Journal Archive > 2002 > March

Fly by genetics

Tiny fruit fly offers clues to human genome

A the end of a corridor on the first floor of Barnum Hall is a lab with shelves and tables covered with boxes containing dozens and dozens of test tubes. Inside the test tubes, capped with cotton, tiny fruit flies flit around, sometimes resting on the dark brown material in the bottom of the tube that is their food.

Victoria Meller, assistant professor of biology, along with graduate student Barbara Rattner and department staff, spend countless hours monitoring and studying the flies to learn more about genetics. The fruit flies—familiar to anyone who has left an overripe banana sitting on the kitchen counter too long—are known to the scientific community as Drosophila melanogaster. Scientists have used the tiny flies to study genetics for 90 years because they hold lessons that can be extrapolated to mammals.

The salivary gland of a fruit fly shows that in the male, left, the RNA binds to the X chromosome, and in the female, right, this process does not occur. Tufts biologists are studying the function of RNA.

New insights into RNA
Meller's lab is studying a process called dosage compensation and the role RNA plays in this procedure. Meller and Rattner's work was recognized earlier this year when a paper they wrote was accepted by the prestigious EMBO Journal, published by the European Molecular Biology Organization. EMBO selects manuscripts that offer new insights into molecular or cellular processes and is one of the world's most highly cited journals in the field. Meller's paper will be published in March.

Dosage compensation is an essential process in which an entire chromosome is regulated. "If an animal gets an extra chromosome or loses part of a chromosome, there are terrible problems associated with it," explains Meller. "We need the entire genetic complement, but we don't want any more. An example is Down syndrome, which is an example of having an extra chromosome."
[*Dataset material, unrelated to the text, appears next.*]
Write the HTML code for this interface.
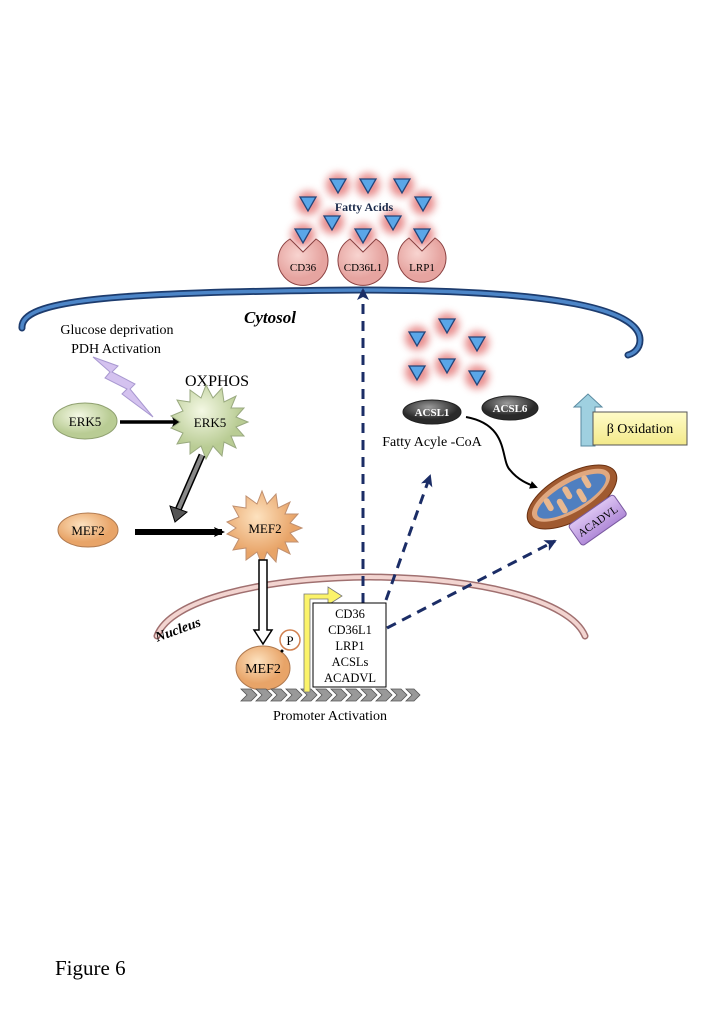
<!DOCTYPE html>
<html><head><meta charset="utf-8"><style>
html,body{margin:0;padding:0;background:#fff;}
svg{display:block;}
text{font-family:"Liberation Serif",serif;}
</style></head><body>
<svg width="709" height="1024" viewBox="0 0 709 1024" xmlns="http://www.w3.org/2000/svg">
<defs>
<filter id="glow" x="-1" y="-1" width="3" height="3"><feGaussianBlur stdDeviation="4"/></filter>
<radialGradient id="gGreen" cx="0.4" cy="0.35"><stop offset="0" stop-color="#f4f8e4"/><stop offset="1" stop-color="#b9cc94"/></radialGradient>
<radialGradient id="gOrange" cx="0.4" cy="0.35"><stop offset="0" stop-color="#fde2bf"/><stop offset="1" stop-color="#e8a468"/></radialGradient>
<radialGradient id="gPink" cx="0.4" cy="0.35"><stop offset="0" stop-color="#f8d4d0"/><stop offset="1" stop-color="#e6a4a0"/></radialGradient>
<radialGradient id="gGray" cx="0.45" cy="0.3"><stop offset="0" stop-color="#9a9a9a"/><stop offset="1" stop-color="#2a2a2a"/></radialGradient>
<linearGradient id="gYel" x1="0" y1="0" x2="0" y2="1"><stop offset="0" stop-color="#fffcc8"/><stop offset="1" stop-color="#f3e98a"/></linearGradient>
<linearGradient id="gPur" x1="0" y1="0" x2="0" y2="1"><stop offset="0" stop-color="#dcc4f2"/><stop offset="1" stop-color="#b08ad8"/></linearGradient>
<marker id="ah" markerWidth="8" markerHeight="8" refX="6" refY="4" orient="auto" markerUnits="userSpaceOnUse"><path d="M0,0 L8,4 L0,8 z" fill="#000"/></marker>
<marker id="ahd" markerWidth="14" markerHeight="12" refX="10" refY="6" orient="auto" markerUnits="userSpaceOnUse"><path d="M0,0 L12,6 L0,12 L3,6 z" fill="#1b2d66"/></marker>
<marker id="ahb" markerWidth="12" markerHeight="12" refX="8" refY="6" orient="auto" markerUnits="userSpaceOnUse"><path d="M0,1 L11,6 L0,11 L2,6 z" fill="#000"/></marker>
<g id="tri"><circle r="12" fill="#e47a7a" filter="url(#glow)" opacity="0.85"/><path d="M-8,-6 L8,-6 L0,8 z" fill="#5aa6e8" stroke="#23457a" stroke-width="1.3"/></g>
</defs>

<!-- cytosol membrane -->
<path d="M22,328 C20,300 110,292 360,290 C560,290 640,310 640,340 C640,350 632,354 628,355" fill="none" stroke="#1d3c6e" stroke-width="7" stroke-linecap="round"/>
<path d="M22,328 C20,300 110,292 360,290 C560,290 640,310 640,340 C640,350 632,354 628,355" fill="none" stroke="#4d86c8" stroke-width="3.5" stroke-linecap="round"/>

<!-- nucleus membrane -->
<path d="M157,636 C170,600 260,578 370,577 C480,578 570,600 585,636" fill="none" stroke="#a07070" stroke-width="7" stroke-linecap="round"/>
<path d="M157,636 C170,600 260,578 370,577 C480,578 570,600 585,636" fill="none" stroke="#f2d4d0" stroke-width="4" stroke-linecap="round"/>

<!-- fatty acids -->
<use href="#tri" transform="translate(338,185)"/>
<use href="#tri" transform="translate(368,185)"/>
<use href="#tri" transform="translate(402,185)"/>
<use href="#tri" transform="translate(308,203)"/>
<use href="#tri" transform="translate(423,203)"/>
<use href="#tri" transform="translate(332,222)"/>
<use href="#tri" transform="translate(393,222)"/>
<use href="#tri" transform="translate(303,235)"/>
<use href="#tri" transform="translate(363,235)"/>
<use href="#tri" transform="translate(422,235)"/>
<text x="364" y="211" font-size="12" font-weight="bold" fill="#1b2a4a" text-anchor="middle">Fatty Acids</text>

<!-- receptors -->
<g stroke="#8a4040" stroke-width="1" fill="url(#gPink)">
<path d="M290,239 A25,25 0 1 0 316,239 L303,252 z"/>
<path d="M350,239 A25,25 0 1 0 376,239 L363,252 z"/>
<path d="M409,238 A24,24 0 1 0 435,238 L422,251 z"/>
</g>
<text x="303" y="271" font-size="11" text-anchor="middle">CD36</text>
<text x="363" y="271" font-size="11" text-anchor="middle">CD36L1</text>
<text x="422" y="271" font-size="11" text-anchor="middle">LRP1</text>

<text x="270" y="323" font-size="17" font-weight="bold" font-style="italic" text-anchor="middle">Cytosol</text>
<text x="117" y="334" font-size="14" text-anchor="middle">Glucose deprivation</text>
<text x="116" y="353" font-size="14" text-anchor="middle">PDH Activation</text>
<path d="M93,357 L118,366 L112,372 L135,384 L130,389 L153,417 L122,394 L127,389 L105,378 L110,372 z" fill="#d4c2ef" stroke="#a898d0" stroke-width="1"/>
<text x="217" y="386" font-size="16" text-anchor="middle">OXPHOS</text>

<!-- ERK5 -->
<ellipse cx="85" cy="421" rx="32" ry="18" fill="url(#gGreen)" stroke="#8fa070"/>
<text x="85" y="426" font-size="13" text-anchor="middle">ERK5</text>
<line x1="120" y1="422" x2="180" y2="422" stroke="#000" stroke-width="3.5" marker-end="url(#ahb)"/>
<polygon points="248,422 236,427 244,436 231,436 236,448 224,442 222,456 213,446 206,459 201,446 190,454 190,442 177,444 183,433 171,428 180,422 171,416 183,411 177,400 190,402 190,390 201,398 206,385 213,398 222,388 224,402 236,396 231,408 244,408 236,417" fill="url(#gGreen)" stroke="#9aaa80"/>
<text x="210" y="427" font-size="13" text-anchor="middle">ERK5</text>

<!-- gray arrow -->
<path d="M202,455 L178,510" stroke="#000" stroke-width="7"/>
<path d="M202,455 L178,510" stroke="#888" stroke-width="4"/>
<path d="M170,506 L175,522 L187,512 z" fill="#555" stroke="#000"/>

<!-- MEF2 -->
<ellipse cx="88" cy="530" rx="30" ry="17" fill="url(#gOrange)" stroke="#b07a50"/>
<text x="88" y="535" font-size="13" text-anchor="middle">MEF2</text>
<line x1="135" y1="532" x2="222" y2="532" stroke="#000" stroke-width="6" marker-end="url(#ahb)"/>
<polygon points="302,528 290,533 298,542 285,542 290,554 278,548 276,562 267,552 262,565 257,552 246,560 246,548 233,550 239,539 227,534 236,528 227,522 239,517 233,506 246,508 246,496 257,504 262,491 267,504 276,494 278,508 290,502 285,514 298,514 290,523" fill="url(#gOrange)" stroke="#c09070"/>
<text x="265" y="533" font-size="13" text-anchor="middle">MEF2</text>

<!-- hollow down arrow -->
<path d="M259,560 L259,630 L254,630 L263,644 L272,630 L267,630 L267,560 z" fill="#fff" stroke="#000" stroke-width="1.5"/>

<text x="178" y="634" font-size="14" font-weight="bold" font-style="italic" text-anchor="middle" transform="rotate(-20 178 630)">Nucleus</text>

<!-- MEF2 in nucleus -->
<ellipse cx="263" cy="668" rx="27" ry="22" fill="url(#gOrange)" stroke="#b07a50"/>
<text x="263" y="673" font-size="14" text-anchor="middle">MEF2</text>
<circle cx="290" cy="640" r="10" fill="#fff" stroke="#d08050" stroke-width="1.5"/>
<text x="290" y="645" font-size="13" text-anchor="middle">P</text>
<circle cx="282" cy="651" r="1.5" fill="#000"/>

<!-- promoter chevrons -->
<g fill="#999" stroke="#555" stroke-width="0.8">
<path d="M241,689 L251,689 L257,695 L251,701 L241,701 L247,695 z"/>
<path d="M256,689 L266,689 L272,695 L266,701 L256,701 L262,695 z"/>
<path d="M271,689 L281,689 L287,695 L281,701 L271,701 L277,695 z"/>
<path d="M286,689 L296,689 L302,695 L296,701 L286,701 L292,695 z"/>
<path d="M301,689 L311,689 L317,695 L311,701 L301,701 L307,695 z"/>
<path d="M316,689 L326,689 L332,695 L326,701 L316,701 L322,695 z"/>
<path d="M331,689 L341,689 L347,695 L341,701 L331,701 L337,695 z"/>
<path d="M346,689 L356,689 L362,695 L356,701 L346,701 L352,695 z"/>
<path d="M361,689 L371,689 L377,695 L371,701 L361,701 L367,695 z"/>
<path d="M376,689 L386,689 L392,695 L386,701 L376,701 L382,695 z"/>
<path d="M391,689 L401,689 L407,695 L401,701 L391,701 L397,695 z"/>
<path d="M406,689 L414,689 L420,695 L414,701 L406,701 L412,695 z"/>
</g>
<text x="330" y="720" font-size="14" text-anchor="middle">Promoter Activation</text>

<!-- yellow bent arrow -->
<path d="M304,692 L304,594 L328,594 L328,587 L342,596 L328,605 L328,599 L310,599 L310,692 z" fill="#fbf36a" stroke="#777" stroke-width="0.8"/>

<!-- dashed arrows -->
<g stroke="#1b2d66" stroke-width="3" stroke-dasharray="10,7" fill="none">
<line x1="363" y1="603" x2="363" y2="290" marker-end="url(#ahd)"/>
<line x1="386" y1="600" x2="430" y2="476" marker-end="url(#ahd)"/>
<line x1="387" y1="628" x2="555" y2="541" marker-end="url(#ahd)"/>
</g>

<!-- gene box -->
<rect x="313" y="603" width="73" height="84" fill="#fff" stroke="#000" stroke-width="1"/>
<g font-size="12.5" text-anchor="middle">
<text x="350" y="618">CD36</text>
<text x="350" y="634">CD36L1</text>
<text x="350" y="650">LRP1</text>
<text x="350" y="666">ACSLs</text>
<text x="350" y="682">ACADVL</text>
</g>

<!-- ACSL fatty acids -->
<use href="#tri" transform="translate(417,338)"/>
<use href="#tri" transform="translate(447,325)"/>
<use href="#tri" transform="translate(477,343)"/>
<use href="#tri" transform="translate(417,372)"/>
<use href="#tri" transform="translate(447,365)"/>
<use href="#tri" transform="translate(477,377)"/>

<ellipse cx="432" cy="412" rx="29" ry="12" fill="url(#gGray)" stroke="#222"/>
<text x="432" y="416" font-size="11" font-weight="bold" fill="#fff" text-anchor="middle">ACSL1</text>
<ellipse cx="510" cy="408" rx="28" ry="12" fill="url(#gGray)" stroke="#222"/>
<text x="510" y="412" font-size="11" font-weight="bold" fill="#fff" text-anchor="middle">ACSL6</text>
<text x="432" y="446" font-size="14" text-anchor="middle">Fatty Acyle -CoA</text>
<path d="M466,417 C510,425 500,460 510,470 C518,480 528,484 536,487" fill="none" stroke="#000" stroke-width="2" marker-end="url(#ah)"/>

<!-- mitochondrion -->
<g transform="rotate(-30 572 497)">
<ellipse cx="572" cy="497" rx="50" ry="23" fill="#a05a30" stroke="#6a3010"/>
<ellipse cx="572" cy="495" rx="44" ry="17" fill="#e0a880"/>
<ellipse cx="572" cy="496" rx="39" ry="13" fill="#4f7fc0"/>
<g fill="#e8b890">
<rect x="545" y="485" width="6" height="14" rx="3"/>
<rect x="556" y="492" width="6" height="16" rx="3"/>
<rect x="567" y="484" width="6" height="14" rx="3"/>
<rect x="578" y="493" width="6" height="15" rx="3"/>
<rect x="589" y="484" width="6" height="14" rx="3"/>
</g>
</g>
<g transform="rotate(-35 597 520)">
<rect x="570" y="508" width="55" height="25" rx="3" fill="url(#gPur)" stroke="#7a5aa0"/>
<text x="597" y="525" font-size="11" text-anchor="middle">ACADVL</text>
</g>

<!-- beta oxidation -->
<path d="M581,446 L581,407 L574,407 L588,394 L602,407 L595,407 L595,446 z" fill="#9fd0e0" stroke="#5a8aa0"/>
<rect x="593" y="412" width="94" height="33" fill="url(#gYel)" stroke="#555"/>
<text x="640" y="433" font-size="14" text-anchor="middle">β Oxidation</text>

<text x="55" y="975" font-size="21">Figure 6</text>
</svg>
</body></html>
In mammals, females have two X chromosomes, and males have one X and one Y. To regulate the number of X chromosomes, the female randomly selects one X chromosome and silences it. In Drosophila, the females also have two X chromosomes and the male one X, but here the process is the opposite. The female does nothing, and the male doubles the activity of the X.

Initially, Meller says, "we thought the processes in the Drosophila and mammals would have nothing in common. But in both systems, the organism must be able to identify one chromosome out of the whole set of chromosomes and regulate it."

Understanding gene regulation
"Although the mechanism in the female mammal and the male Drosophila seems to be unrelated," says Rattner, "they both employ mechanisms that modify the architecture of the chromosome. It is important to study the mechanisms to know how these occur and understand how other gene regulation occurs."

But the major discovery in Meller's work was the conclusion that RNA molecules participate in the process of dosage compensation.

"The dogma of biology," says Rattner, "is that you have the DNA sequence transcribed into an RNA molecule, which functions as an intermediate or template to the protein, which is the functional molecule. But now we are finding RNA molecules that have a function other than as the coding for protein. It's a new field in biology to study functional RNA and its properties and functions."

Meller's lab is studying two RNA molecules that code for no protein. Her paper shows that these two RNA molecules are redundant and essential components of the dosage compensation machinery in male fruit flies. If you eliminate just one, nothing happens, and the other seems to compensate. But if you eliminate both, it is lethal for the males, because dosage compensation does not work properly.

Like us in many respects
The reason the lab uses fruit flies for its studies is that they are the mainstay of the study of genetics, going back more than 90 years ago when Dr. Thomas Hunt Morgan began to identify, characterize and create mutant strains of Drosophila. Like most scientists studying the fruit fly, Meller makes stocks or obtains them from the Bloomington Drosophila Stock Center at Indiana University, which has more than 7,000 strains of the fruit fly.

For many years, the fruit fly was believed to have little relevance for the understanding of human genetics. But in the mid-1980s, scientists began to learn that there are amazing similarities between Drosophila genes and human genes. Fruit flies have approximately 12,000 to 15,000 genes compared with some 30,000 to 50,000 genes for humans. Humans share a large number of homologous genes with flies because of the degree of gene duplication that occurred as higher organisms evolved. Because fruit flies have been studied for so many years, there is a large reserve of genetic information available about them.

Meller's lab will continue to further the understanding of dosage compensation as well as the role of RNA. "It is only in the last few years," said Rattner, "that we are finding that RNA molecules have interesting and unrevealed functions."